Hugh Parker

Personal information
- Full name: Hugh William Parker
- Date of birth: 18 April 2006 (age 20)
- Place of birth: Greystones, Ireland
- Height: 1.88 m (6 ft 2 in)
- Position: Striker

Team information
- Current team: Scunthorpe United (on loan from Hull City)

Youth career
- 2010–2016: Greystones United
- 2016–2019: Cabinteely
- 2019–2022: Bray Wanderers
- 2022–2024: UCD

Senior career*
- Years: Team / Apps / (Gls)
- 2024–2025: UCD / 28 / (2)
- 2025–: Hull City / 0 / (0)
- 2026: → Carlisle United (loan) / 13 / (0)
- 2026–: → Scunthorpe United (loan) / 0 / (0)
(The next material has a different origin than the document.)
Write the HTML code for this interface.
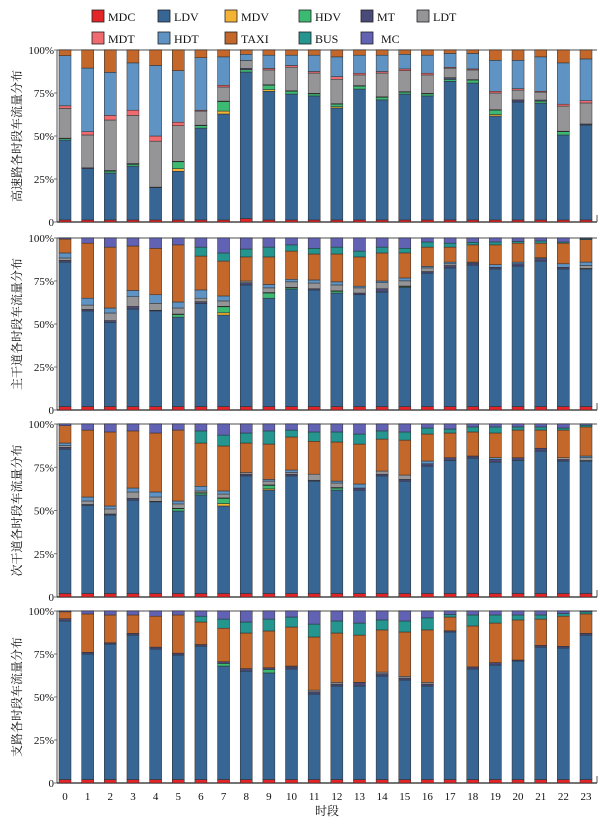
<!DOCTYPE html>
<html><head><meta charset="utf-8">
<style>
html,body{margin:0;padding:0;background:#fff;}
svg{display:block;font-family:"Liberation Serif","Noto Serif CJK SC",serif;}
</style></head>
<body>
<svg id="chart" width="604" height="822" viewBox="0 0 604 822" xmlns="http://www.w3.org/2000/svg"></svg>
<script>
const hours = ['0','1','2','3','4','5','6','7','8','9','10','11','12','13','14','15','16','17','18','19','20','21','22','23'];
const categories = ['MDC','LDV','MDV','HDV','MT','LDT','MDT','HDT','TAXI','BUS','MC'];
const yTickLabels = ['0','25%','50%','75%','100%'];
const panelTitles = ['高速路各时段车流量分布','主干道各时段车流量分布','次干道各时段车流量分布','支路各时段车流量分布'];

// Panel 1: highway
const p1MDC  = [1.2,1.2,1.2,1.2,1.2,1.2,1.2,1.2,2,1.2,1.2,1.2,1.2,1.2,1.2,1.2,1.2,1.2,1.2,1.2,1.2,1.2,1.2,1.2];
const p1LDV  = [46.5,29.8,27.3,31.3,18.8,28.3,53.4,61.6,85.2,74.8,73.2,72.1,65.1,76.1,69.8,73.2,72.1,80.2,79.6,60.4,68.6,68,49.4,55.2];
const p1MDV  = [0,0,0,0,0,1.5,0,1.7,0,1,0,0,0.7,0,0,0,0,0,0,0.9,0,0,0,0];
const p1HDV  = [0.8,0,1,1,0,4,1.4,5.5,1.3,2.5,1.6,1.2,1.5,1.7,1.5,1.1,1.2,1.1,1.7,2.5,0,1.1,1.9,0];
const p1MT   = [0.3,0.5,0.5,0.5,0.3,0.3,0.3,0.3,0.8,0.3,0.3,0.3,0.3,0.3,0.3,0.3,0.3,1,0.3,0.3,1.2,0.7,0.3,0.6];
const p1LDT  = [17.3,19.1,29.3,28,26.7,20.7,8.2,8.2,4.6,8.6,13.7,11.8,14.2,6.2,13.8,12.2,10.7,5.5,5.6,9.7,5.7,4.6,14.6,12.2];
const p1MDT  = [1.5,1.9,2.7,3,3,2,0.5,1,0,0.9,1,0.9,1.5,1,0.9,1,1,0.5,0.6,1,0.8,0.5,1.1,1.3];
const p1HDT  = [29.2,37,25,27.5,41,30,30.5,16.5,3.6,7.7,6,9.5,11.5,10.5,9.5,8.5,10.5,8,9,18,16.5,20,24,24.3];
const p1TAXI = [3.3,10.5,13,7.5,9,12,4.5,4,2.5,3,3,3,4,3,3,2.5,3,2,2,6,6,4,7.5,5.2];
const p1BUS  = [0,0,0,0,0,0,0,0,0,0,0,0,0,0,0,0,0,0,0,0,0,0,0,0];
const p1MC   = [0,0,0,0,0,0,0,0,0,0,0,0,0,0,0,0,0,0,0,0,0,0,0,0];

// Panel 2: main arterial
const p2MDC  = [2,2,2,2,2,2,2,2,2,2,2,2,2,2,2,2,2,2,2,2,2,2,2,2];
const p2LDV  = [84,55.6,49,57.3,55.6,52,60,53.2,70.7,63,68.3,67.8,66,65,66.6,69.5,77.6,80.6,82.3,80,81.7,84.6,80,80];
const p2MDV  = [0,0,0,0,0,0,0,1.3,0,0,0,0,0,0,0,0,0,0,0,0,0,0,0,0];
const p2HDV  = [0,0,0,0,0,1.5,0,3.5,0,3,0.7,0,1,0,0,0.5,0,0,0,0,0,0,0,0];
const p2MT   = [1,0.9,1,1.5,0.4,0.3,1,0.3,1.3,0.3,0.3,0.7,0.3,1,1.9,0.3,0.9,1.4,1.2,1,1.3,1.4,1,0.3];
const p2LDT  = [1.4,2.5,4.4,5.7,4,3.5,2,3.1,1,2.7,3.2,3.3,3.4,3,3.5,3,2.1,1,0.5,0,0,0,0,1.7];
const p2MDT  = [0,0,0,0,0,0,0,0,0,0,0,0,0,0,0,0,0,0,0,0,0,0,0,0];
const p2HDT  = [2.9,4,2.9,3.7,5,3.5,4.8,2.9,0,2,1.5,1.8,1.8,1,1,1.7,0.9,1,0,1.5,1,0.5,2,2];
const p2TAXI = [8.1,32,35.4,26.1,27,33.2,19.7,20.3,14,16,16.4,15.1,16.2,17,16.3,14.6,11.2,8.7,10,11.5,11,8.5,12,13];
const p2BUS  = [0,0,0,0,0,0,5.2,4.7,4.6,5.7,3.6,3.3,4,3.4,3.4,2.7,3,2.3,1.5,1.7,1,1.3,0.7,0.5];
const p2MC   = [0.6,3,5.3,4.7,6,4,5.3,8.7,6.4,5.3,4,6,5.3,7.6,5.3,6,2.3,3,2.5,2.3,2,1.7,2.3,0.5];

// Panel 3: secondary arterial
const p3MDC  = [2,2,2,2,2,2,2,2,2,2,2,2,2,2,2,2,2,2,2,2,2,2,2,2];
const p3LDV  = [83.5,51,45.4,54,53,47.7,57,50.6,68,59.8,68,65,59.8,59.8,68,65,73.7,77,78.3,76,77,82.4,76.6,76.6];
const p3MDV  = [0,0,0,0,0,0,0,1.4,0,0.7,0,0,0,0,0,0,0,0,0,0,0,0,0,0];
const p3HDV  = [0,0,0,0,0,1.3,1,3,0,2,0,0,1.2,0,0,0,0,0,0,0,0,0,0,0];
const p3MT   = [1,0.5,0.6,1,0.3,0.3,0.3,0.3,1,0.3,1,0.5,0.3,1.2,1,1,1.3,1.5,1.2,1.5,1.5,1.6,0.9,0.3];
const p3LDT  = [1,2,2.9,3.7,2.5,2.5,1,2.2,1,2.2,1,3.5,2.6,0,1.8,2.5,0,0,0,0,0,0,1,1.6];
const p3MDT  = [0,0,0,0,0,0,0,0,0,0,0,0,0,0,0,0,0,0,0,0,0,0,0,0];
const p3HDT  = [1.5,2.3,1.7,2.3,2.9,1.7,2.7,1.8,0,1,1.4,0,1.1,2.3,0,0,1.6,0,0,1,0,0,0,1];
const p3TAXI = [10,38.7,42.8,33,34.1,41,25,26,17,20.4,19.1,19,22.6,23.1,18.5,20.2,15.6,14.3,13.9,14.3,16,10.5,16,16.8];
const p3BUS  = [0,0,0,0,0,0,7,6.3,5.8,7.6,4,5.4,5.8,5.8,4.7,4.7,3.5,2.3,2.9,3.5,1.8,1.8,1.2,1];
const p3MC   = [1,3.5,4.6,4,5.2,3.5,4,6.4,5.2,4,3.5,4.6,4.6,5.8,4,4.6,2.3,2.9,1.7,1.7,1.7,1.7,2.3,0.7];

// Panel 4: branch road
const p4MDC  = [2,2,2,2,2,2,2,2,2,2,2,2,2,2,2,2,2,2,2,2,2,2,2,2];
const p4LDV  = [92.2,73,78.8,84,75.9,72.4,77.6,66,63,62,64.3,49.7,54.4,54.4,60.2,57.9,54.4,85.8,64.3,66.6,68.9,77,76.5,84];
const p4MDV  = [0,0,0,0,0,0,0,0,0,0,0,0,0,0,0,0,0,0,0,0,0,0,0,0];
const p4HDV  = [0,0,0,0,0,0,0,1.5,0,2,0,0,0,0,0,0,0,0,0,0,0,0,0,0];
const p4MT   = [1.3,1,0.7,1,1.1,1.1,0.9,1,1.5,1,1.2,1.3,1.1,2.1,1.3,1.1,1.1,0.7,1.2,1.4,0.6,1,1,1];
const p4LDT  = [0,0,0,0,0,0,0,0,0,0,0.5,1,1,0,1,1,1,0,0,0,0,0,0,0];
const p4MDT  = [0,0,0,0,0,0,0,0,0,0,0,0,0,0,0,0,0,0,0,0,0,0,0,0];
const p4HDT  = [0,0,0,0,0,0,0,0,0,0,0,0,0,0,0,0,0,0,0,0,0,0,0,0];
const p4TAXI = [4,22.3,16.2,10.7,18,22.2,13.1,19.5,20.7,21.4,22.7,30.9,28.7,27.5,24.5,25.8,30.5,8,23.8,23,23.3,15.3,17.5,11.3];
const p4BUS  = [0,0,0,0,0,0,3.4,5.3,6.4,6.9,5.8,7.5,7,7,5.8,6.4,7,1.5,6.4,4.7,2.9,2.4,1.5,1.2];
const p4MC   = [0.5,1.7,2.3,2.3,3,2.3,3,4.7,6.4,4.7,3.5,7.6,5.8,7,5.2,5.8,4,2,2.3,2.3,2.3,2.3,1.5,0.5];

const panelData = [
  [p1MDC,p1LDV,p1MDV,p1HDV,p1MT,p1LDT,p1MDT,p1HDT,p1TAXI,p1BUS,p1MC],
  [p2MDC,p2LDV,p2MDV,p2HDV,p2MT,p2LDT,p2MDT,p2HDT,p2TAXI,p2BUS,p2MC],
  [p3MDC,p3LDV,p3MDV,p3HDV,p3MT,p3LDT,p3MDT,p3HDT,p3TAXI,p3BUS,p3MC],
  [p4MDC,p4LDV,p4MDV,p4HDV,p4MT,p4LDT,p4MDT,p4HDT,p4TAXI,p4BUS,p4MC]
];

const colors = {MDC:'#e32428',LDV:'#376694',MDV:'#f5b335',HDV:'#3dba72',MT:'#4a4a78',LDT:'#959597',MDT:'#f06b6f',HDT:'#5e93c4',TAXI:'#c3672b',BUS:'#24958f',MC:'#6262b5'};

const NS='http://www.w3.org/2000/svg';
const svg=document.getElementById('chart');
function mk(tag,attrs,parent){const e=document.createElementNS(NS,tag);for(const k in attrs)e.setAttribute(k,attrs[k]);(parent||svg).appendChild(e);return e;}

// Legend
const legendPos=[[92,10],[158,10],[225,10],[299,10],[361,10],[417,10],[92,32],[158,32],[225,32],[299,32],[361,32]];
const legendOrder=['MDC','LDV','MDV','HDV','MT','LDT','MDT','HDT','TAXI','BUS','MC'];
const legend=mk('g',{});


legendOrder.forEach((c,i)=>{
  const g=mk('g',{},legend);
  
  
  mk('rect',{x:legendPos[i][0],y:legendPos[i][1],width:12,height:12,fill:colors[c],stroke:'#222','stroke-width':0.8},g);
  const t=mk('text',{x:legendPos[i][0]+16+(c==='MC'?4:0),y:legendPos[i][1]+11,'font-size':12,fill:'#111'},g);
  t.textContent=c;
});

// Axes helpers
const xLeft=57,xRight=597;
const x0=65,xStep=(586-65)/23,barW=12;
function xScale(i){return x0+i*xStep;}
const panels=[{top:50,bottom:222},{top:238,bottom:410},{top:424,bottom:597},{top:611,bottom:783}];

panels.forEach((p,pi)=>{
  const yScale=v=>p.bottom-(v/100)*(p.bottom-p.top);
  const g=mk('g',{});
  
  
  // frame
  mk('line',{x1:xLeft,y1:p.top,x2:xRight,y2:p.top,stroke:'#888','stroke-width':1.5},g);
  mk('line',{x1:xLeft,y1:p.top,x2:xLeft,y2:p.bottom,stroke:'#555','stroke-width':1},g);
  mk('line',{x1:xLeft,y1:p.bottom,x2:xRight,y2:p.bottom,stroke:'#222','stroke-width':1.2},g);
  mk('line',{x1:xRight,y1:p.bottom-7,x2:xRight,y2:p.bottom,stroke:'#555','stroke-width':1},g);
  // y ticks
  yTickLabels.forEach((lab,k)=>{
    const y=yScale(k*25);
    mk('line',{x1:xLeft-3,y1:y,x2:xLeft,y2:y,stroke:'#555','stroke-width':0.8},g);
    const t=mk('text',{x:xLeft-3,y:y+4,'font-size':11,'text-anchor':'end',fill:'#111'},g);
    
    
    t.textContent=lab;
  });
  // title
  const cy=(p.top+p.bottom)/2;
  const tt=mk('text',{x:0,y:0,'font-size':12,'text-anchor':'middle',fill:'#111',transform:`translate(21,${cy}) rotate(-90)`},g);
  
  
  tt.textContent=panelTitles[pi];
  // bars
  const data=panelData[pi];
  hours.forEach((h,i)=>{
    let total=0;data.forEach(arr=>total+=arr[i]);
    let cum=0;
    const bg=mk('g',{},g);
    
    
    data.forEach((arr,ci)=>{
      const v=arr[i]/total*100;
      if(v<=0)return;
      const y1=yScale(cum+v),y2=yScale(cum);
      const r=mk('rect',{x:xScale(i)-barW/2,y:y1,width:barW,height:Math.max(0.4,y2-y1),fill:colors[categories[ci]],stroke:'#2a2a2a','stroke-width':0.5},bg);
      
      
      cum+=v;
    });
  });
});

// x labels
hours.forEach((h,i)=>{
  const t=mk('text',{x:xScale(i),y:800,'font-size':11,'text-anchor':'middle',fill:'#111'});
  
  
  t.textContent=h;
});
const xt=mk('text',{x:327,y:815,'font-size':12,'text-anchor':'middle',fill:'#111'});


xt.textContent='时段';
</script>
</body></html>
= Hugh Parker (footballer) =

Irish footballer (born 2006)

Hugh William Parker (born 18 April 2006) is an Irish professional footballer who plays as a striker for Scunthorpe United, on loan from club Hull City.

==Early life==
Parker is from Greystones, County Wicklow. He attended Temple Carrig School.

==Career==
Parker joined Greystones United at the age of four, eventually leaving six years later for Cabinteely. In 2019, he signed for Bray Wanderers, initially joining their U13s team. After a few years of strong development, he made the move to UCD in 2022. Parker made his senior debut on 8 March 2024, coming on as a substitute in a 2–1 home loss to Wexford. A month later, he scored his first senior goal in a 2–0 away win over Treaty United on 26 April 2024.

On 4 February 2025, EFL Championship club Hull City signed Parker on a two-and-a-half year deal with the option of an additional year. Arriving for an undisclosed fee, he joined the Tigers only a few days after his UCD teammate Cathal McCarthy made the same switch. Although McCarthy would immediately return to UCD on a short-term loan, Parker moved straight into Hull's U21s team. On 7 February 2025, in a Professional Development League fixture against Birmingham City, the Irishman scored his first goal for his new club, as they recorded a 5–0 home win.

In February 2026 he moved on loan to Carlisle United. On 14 August 2026, he returned to the National League, joining Scunthorpe United on an initial six-month loan.